Each of a company’s three primary financial statements (income statement, balance sheet and statement of cash flows) provide GCM unique insights to help guide GCM’s investment decisions. Making an investment decision on a company’s stock relying on only one or two of these three critical statements is risky and misses critical information.

In reality, most practitioners rely on the income statement and the statement of cash flows, because both are periodic, having specific start and end dates and then are “reset” to zero. As a result, the data is comparable as long as both statements reference the same period. This review allows analysts to easily spot trends in the business BUT this is problematic. This standard approach doesn’t result in the type of holistic understanding of the distribution of data that GCM provides. The traditional approach simply doesn’t reveal the probability that a particular trend is sustainable.
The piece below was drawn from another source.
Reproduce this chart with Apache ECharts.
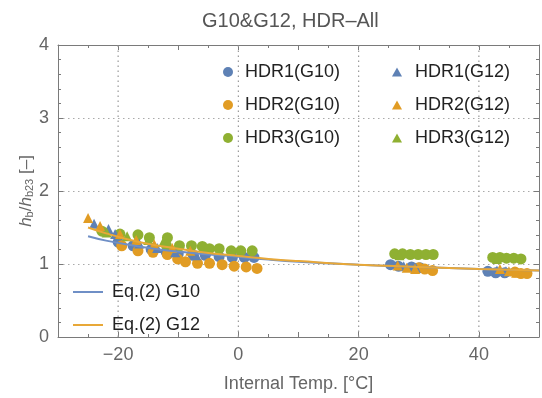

As a company’s balance sheet is cumulative over a company’s lifetime, it’s a picture of the business as a historic whole, not a complete reflection on “today.” The challenge is that many analysts treat the balance sheet as a static repository of all company actions. This leaves out critical information uncovered GCM by treating all the financial statements as a flow and studying there changes overtime.

Guttridge Capital has developed a unique methodology that specifically makes the income statement data and changes in the balance sheet readily comparable. These modifications allow us to analyze the operational history of the business statistically, and generate a distribution of sustainable cash flows the business has produced. The distribution then allows us to use the current stock price as an input to the analysis, comparing the market price to the cash flow per share that the company is likely to generate over time. This process indicates when an operational trend, viewed by the market as being sustainable, is likely to revert back closer to its historical average.